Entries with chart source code

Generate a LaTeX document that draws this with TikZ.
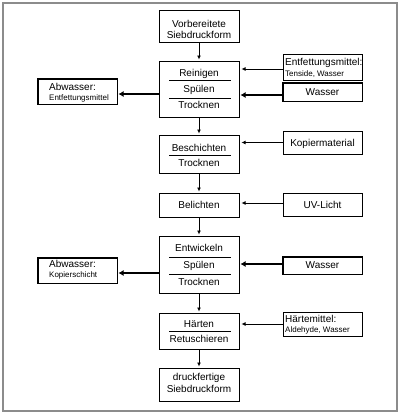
\documentclass[tikz,border=0pt]{standalone}
\usepackage{fontspec}
\setmainfont{Liberation Sans}
\usetikzlibrary{arrows.meta}
\begin{document}
\begin{tikzpicture}[x=1pt,y=-1pt,
  box/.style={draw=black,line width=1pt,inner sep=0pt,minimum width=#1},
  box/.default=80pt,
  txt/.style={anchor=base,inner sep=0pt,font=\fontsize{10}{12}\selectfont},
  stxt/.style={anchor=base west,inner sep=0pt,font=\fontsize{8}{10}\selectfont},
  ltxt/.style={anchor=base west,inner sep=0pt,font=\fontsize{10}{12}\selectfont},
  sep/.style={line width=1pt},
  thin/.style={line width=1pt,-{Latex[length=4pt,width=4pt]},shorten >=2pt},
  thick/.style={line width=2.2pt,-{Latex[length=5pt,width=6pt]},shorten >=1pt},
  heavy/.style={line width=2pt}]
\useasboundingbox (0,0) rectangle (401,413);
\draw[draw=gray!90,line width=2pt] (3,3) rectangle (397,411);
% main column
\node[box,minimum height=32pt] (b1) at (199,26) {};
\node[box,minimum height=56pt] (b2) at (199,89) {};
\node[box,minimum height=38pt] (b3) at (199,154) {};
\node[box,minimum height=24pt] (b4) at (199,205) {};
\node[box,minimum height=57pt] (b5) at (199,264.5) {};
\node[box,minimum height=36pt] (b6) at (199,331) {};
\node[box,minimum height=33pt] (b7) at (199,384.5) {};
% right boxes
\node[box=79pt,minimum height=26pt] (r1) at (322.5,67) {};
\node[box=79pt,minimum height=18pt] (r2) at (322.5,92) {};
\node[box=79pt,minimum height=23pt] (r3) at (322.5,142.5) {};
\node[box=79pt,minimum height=23pt] (r4) at (322.5,204.5) {};
\node[box=79pt,minimum height=17pt] (r5) at (322.5,265.5) {};
\node[box=79pt,minimum height=24pt] (r6) at (322.5,324) {};
% left boxes
\node[box=79pt,minimum height=25pt] (l1) at (77.5,91.5) {};
\node[box=79pt,minimum height=25pt] (l2) at (77.5,270.5) {};
% heavier left/top edges
\draw[heavy] (r2.south west) -- (r2.north west) -- (r2.north east);
\draw[heavy] (r5.south west) -- (r5.north west) -- (r5.north east);
\draw[heavy] (l1.south west) -- (l1.north west) -- (l1.north east);
\draw[heavy] (l2.south west) -- (l2.north west) -- (l2.north east);
% separators
\draw[sep] (169,80) coordinate (s1a) -- (231,80) coordinate (s1b);
\draw[sep] (169,98) coordinate (s2a) -- (231,98) coordinate (s2b);
\draw[sep] (169,155) coordinate (s3a) -- (231,155) coordinate (s3b);
\draw[sep] (169,257) coordinate (s4a) -- (231,257) coordinate (s4b);
\draw[sep] (169,274) coordinate (s5a) -- (231,274) coordinate (s5b);
\draw[sep] (169,331) coordinate (s6a) -- (231,331) coordinate (s6b);
% texts main column
\node[txt] (t1a) at (199,27.5) {Vorbereitete};
\node[txt] (t1b) at (199,38) {Siebdruckform};
\node[txt] (t2a) at (199,76.5) {Reinigen};
\node[txt] (t2b) at (199,92.5) {Spülen};
\node[txt] (t2c) at (199,108.5) {Trocknen};
\node[txt] (t3a) at (199,151.5) {Beschichten};
\node[txt] (t3b) at (199,166.5) {Trocknen};
\node[txt] (t4a) at (199,208.5) {Belichten};
\node[txt] (t5a) at (199,251.5) {Entwickeln};
\node[txt] (t5b) at (199,268.5) {Spülen};
\node[txt] (t5c) at (199,285.5) {Trocknen};
\node[txt] (t6a) at (199,327.5) {Härten};
\node[txt] (t6b) at (199,342.5) {Retuschieren};
\node[txt] (t7a) at (199,380.5) {druckfertige};
\node[txt] (t7b) at (199,392.5) {Siebdruckform};
% texts right
\node[ltxt] (tr1a) at (285,65.5) {Entfettungsmittel:};
\node[stxt] (tr1b) at (285,76) {Tenside, Wasser};
\node[txt] (tr2) at (322.5,95.5) {Wasser};
\node[txt] (tr3) at (322.5,146) {Kopiermaterial};
\node[txt] (tr4) at (322.5,208.5) {UV-Licht};
\node[txt] (tr5) at (322.5,268.5) {Wasser};
\node[ltxt] (tr6a) at (285,322.5) {Härtemittel:};
\node[stxt] (tr6b) at (285,332) {Aldehyde, Wasser};
% texts left
\node[ltxt] (tl1a) at (49,90.5) {Abwasser:};
\node[stxt] (tl1b) at (49,100) {Entfettungsmittel};
\node[ltxt] (tl2a) at (49,267.5) {Abwasser:};
\node[stxt] (tl2b) at (49,277) {Kopierschicht};
% vertical arrows
\draw[thin,shorten >=1pt] (b1) -- (b2);
\draw[thin,shorten >=1pt] (b2) -- (b3);
\draw[thin,shorten >=1pt] (b3) -- (b4);
\draw[thin,shorten >=1pt] (b4) -- (b5);
\draw[thin,shorten >=1pt] (b5) -- (b6);
\draw[thin,shorten >=1pt] (b6) -- (b7);
% horizontal arrows from right
\draw[thin] ([yshift=-2pt]r1.west) -- ([yshift=-2pt]r1.west -| b2.east);
\draw[thick] ([yshift=-3pt]r2.west) -- ([yshift=-3pt]r2.west -| b2.east);
\draw[thin] (r3.west) -- (r3.west -| b3.east);
\draw[thin] ([yshift=1.5pt]r4.west) -- ([yshift=1.5pt]r4.west -| b4.east);
\draw[thick] ([yshift=1.5pt]r5.west) -- ([yshift=1.5pt]r5.west -| b5.east);
\draw[thin] (r6.west) -- (r6.west -| b6.east);
% thick arrows to left
\draw[thick] ([yshift=-2.5pt]l1.east -| b2.west) -- ([yshift=-2.5pt]l1.east);
\draw[thick] ([yshift=-2.5pt]l2.east -| b5.west) -- ([yshift=-2.5pt]l2.east);
\end{tikzpicture}
\end{document}
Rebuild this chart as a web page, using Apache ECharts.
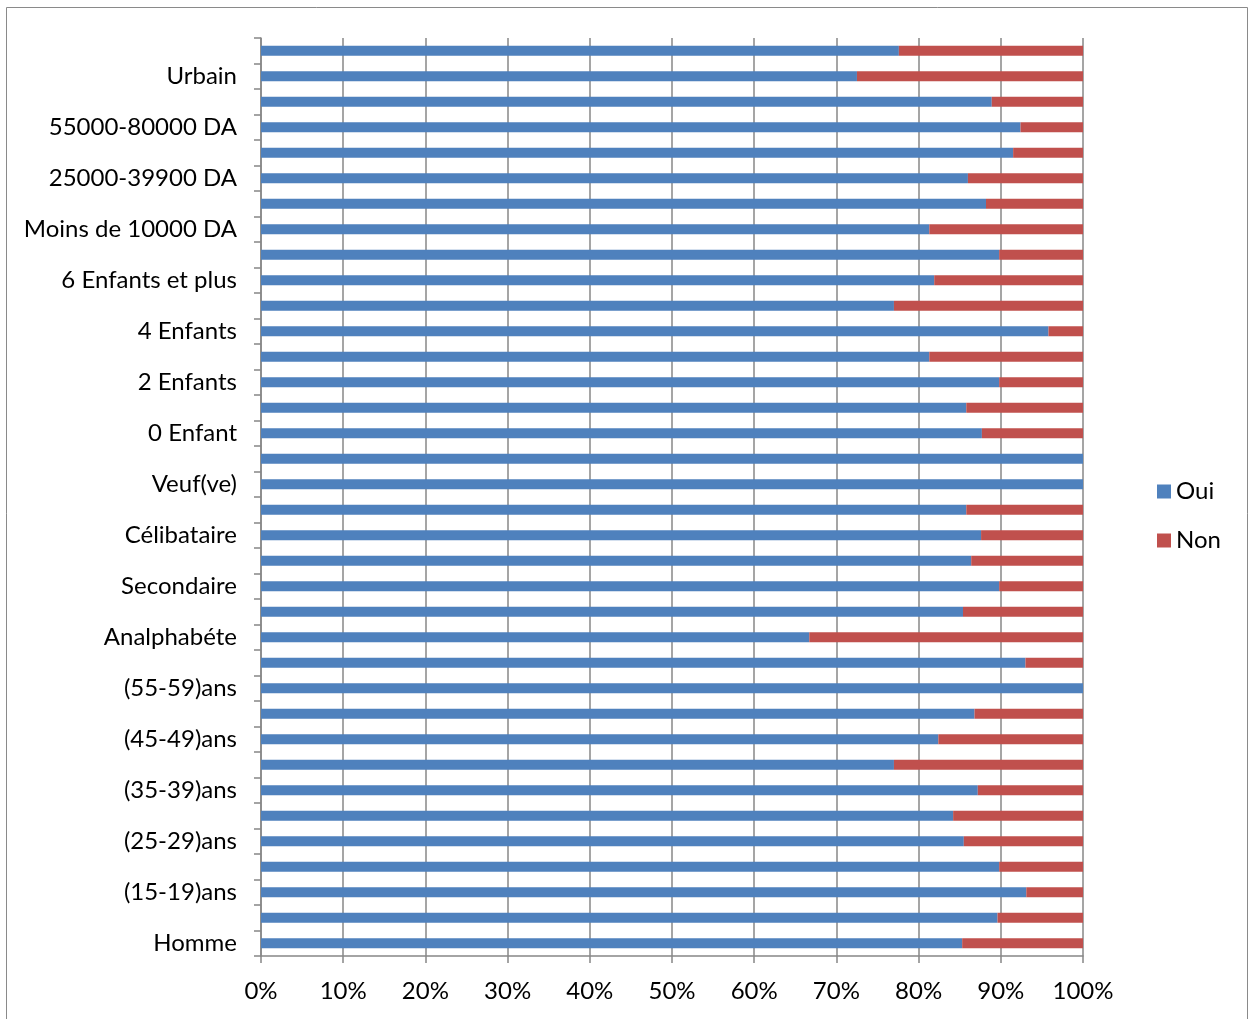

→ What needs to be done
Copy every entry word for word, but omit the pictures.

→ Response
Generate a LaTeX document that draws this with TikZ.
\documentclass[tikz,border=0pt]{standalone}
\usepackage{fontspec}
\setmainfont{Liberation Sans}
\usetikzlibrary{arrows.meta}
\begin{document}
\begin{tikzpicture}[x=1pt,y=-1pt,
  box/.style={draw=black,line width=1pt,inner sep=0pt,minimum width=#1},
  box/.default=80pt,
  txt/.style={anchor=base,inner sep=0pt,font=\fontsize{10}{12}\selectfont},
  stxt/.style={anchor=base west,inner sep=0pt,font=\fontsize{8}{10}\selectfont},
  ltxt/.style={anchor=base west,inner sep=0pt,font=\fontsize{10}{12}\selectfont},
  sep/.style={line width=1pt},
  thin/.style={line width=1pt,-{Latex[length=4pt,width=4pt]},shorten >=2pt},
  thick/.style={line width=2.2pt,-{Latex[length=5pt,width=6pt]},shorten >=1pt},
  heavy/.style={line width=2pt}]
\useasboundingbox (0,0) rectangle (401,413);
\draw[draw=gray!90,line width=2pt] (3,3) rectangle (397,411);
% main column
\node[box,minimum height=32pt] (b1) at (199,26) {};
\node[box,minimum height=56pt] (b2) at (199,89) {};
\node[box,minimum height=38pt] (b3) at (199,154) {};
\node[box,minimum height=24pt] (b4) at (199,205) {};
\node[box,minimum height=57pt] (b5) at (199,264.5) {};
\node[box,minimum height=36pt] (b6) at (199,331) {};
\node[box,minimum height=33pt] (b7) at (199,384.5) {};
% right boxes
\node[box=79pt,minimum height=26pt] (r1) at (322.5,67) {};
\node[box=79pt,minimum height=18pt] (r2) at (322.5,92) {};
\node[box=79pt,minimum height=23pt] (r3) at (322.5,142.5) {};
\node[box=79pt,minimum height=23pt] (r4) at (322.5,204.5) {};
\node[box=79pt,minimum height=17pt] (r5) at (322.5,265.5) {};
\node[box=79pt,minimum height=24pt] (r6) at (322.5,324) {};
% left boxes
\node[box=79pt,minimum height=25pt] (l1) at (77.5,91.5) {};
\node[box=79pt,minimum height=25pt] (l2) at (77.5,270.5) {};
% heavier left/top edges
\draw[heavy] (r2.south west) -- (r2.north west) -- (r2.north east);
\draw[heavy] (r5.south west) -- (r5.north west) -- (r5.north east);
\draw[heavy] (l1.south west) -- (l1.north west) -- (l1.north east);
\draw[heavy] (l2.south west) -- (l2.north west) -- (l2.north east);
% separators
\draw[sep] (169,80) coordinate (s1a) -- (231,80) coordinate (s1b);
\draw[sep] (169,98) coordinate (s2a) -- (231,98) coordinate (s2b);
\draw[sep] (169,155) coordinate (s3a) -- (231,155) coordinate (s3b);
\draw[sep] (169,257) coordinate (s4a) -- (231,257) coordinate (s4b);
\draw[sep] (169,274) coordinate (s5a) -- (231,274) coordinate (s5b);
\draw[sep] (169,331) coordinate (s6a) -- (231,331) coordinate (s6b);
% texts main column
\node[txt] (t1a) at (199,27.5) {Vorbereitete};
\node[txt] (t1b) at (199,38) {Siebdruckform};
\node[txt] (t2a) at (199,76.5) {Reinigen};
\node[txt] (t2b) at (199,92.5) {Spülen};
\node[txt] (t2c) at (199,108.5) {Trocknen};
\node[txt] (t3a) at (199,151.5) {Beschichten};
\node[txt] (t3b) at (199,166.5) {Trocknen};
\node[txt] (t4a) at (199,208.5) {Belichten};
\node[txt] (t5a) at (199,251.5) {Entwickeln};
\node[txt] (t5b) at (199,268.5) {Spülen};
\node[txt] (t5c) at (199,285.5) {Trocknen};
\node[txt] (t6a) at (199,327.5) {Härten};
\node[txt] (t6b) at (199,342.5) {Retuschieren};
\node[txt] (t7a) at (199,380.5) {druckfertige};
\node[txt] (t7b) at (199,392.5) {Siebdruckform};
% texts right
\node[ltxt] (tr1a) at (285,65.5) {Entfettungsmittel:};
\node[stxt] (tr1b) at (285,76) {Tenside, Wasser};
\node[txt] (tr2) at (322.5,95.5) {Wasser};
\node[txt] (tr3) at (322.5,146) {Kopiermaterial};
\node[txt] (tr4) at (322.5,208.5) {UV-Licht};
\node[txt] (tr5) at (322.5,268.5) {Wasser};
\node[ltxt] (tr6a) at (285,322.5) {Härtemittel:};
\node[stxt] (tr6b) at (285,332) {Aldehyde, Wasser};
% texts left
\node[ltxt] (tl1a) at (49,90.5) {Abwasser:};
\node[stxt] (tl1b) at (49,100) {Entfettungsmittel};
\node[ltxt] (tl2a) at (49,267.5) {Abwasser:};
\node[stxt] (tl2b) at (49,277) {Kopierschicht};
% vertical arrows
\draw[thin,shorten >=1pt] (b1) -- (b2);
\draw[thin,shorten >=1pt] (b2) -- (b3);
\draw[thin,shorten >=1pt] (b3) -- (b4);
\draw[thin,shorten >=1pt] (b4) -- (b5);
\draw[thin,shorten >=1pt] (b5) -- (b6);
\draw[thin,shorten >=1pt] (b6) -- (b7);
% horizontal arrows from right
\draw[thin] ([yshift=-2pt]r1.west) -- ([yshift=-2pt]r1.west -| b2.east);
\draw[thick] ([yshift=-3pt]r2.west) -- ([yshift=-3pt]r2.west -| b2.east);
\draw[thin] (r3.west) -- (r3.west -| b3.east);
\draw[thin] ([yshift=1.5pt]r4.west) -- ([yshift=1.5pt]r4.west -| b4.east);
\draw[thick] ([yshift=1.5pt]r5.west) -- ([yshift=1.5pt]r5.west -| b5.east);
\draw[thin] (r6.west) -- (r6.west -| b6.east);
% thick arrows to left
\draw[thick] ([yshift=-2.5pt]l1.east -| b2.west) -- ([yshift=-2.5pt]l1.east);
\draw[thick] ([yshift=-2.5pt]l2.east -| b5.west) -- ([yshift=-2.5pt]l2.east);
\end{tikzpicture}
\end{document}
Rebuild this chart as a web page, using Apache ECharts.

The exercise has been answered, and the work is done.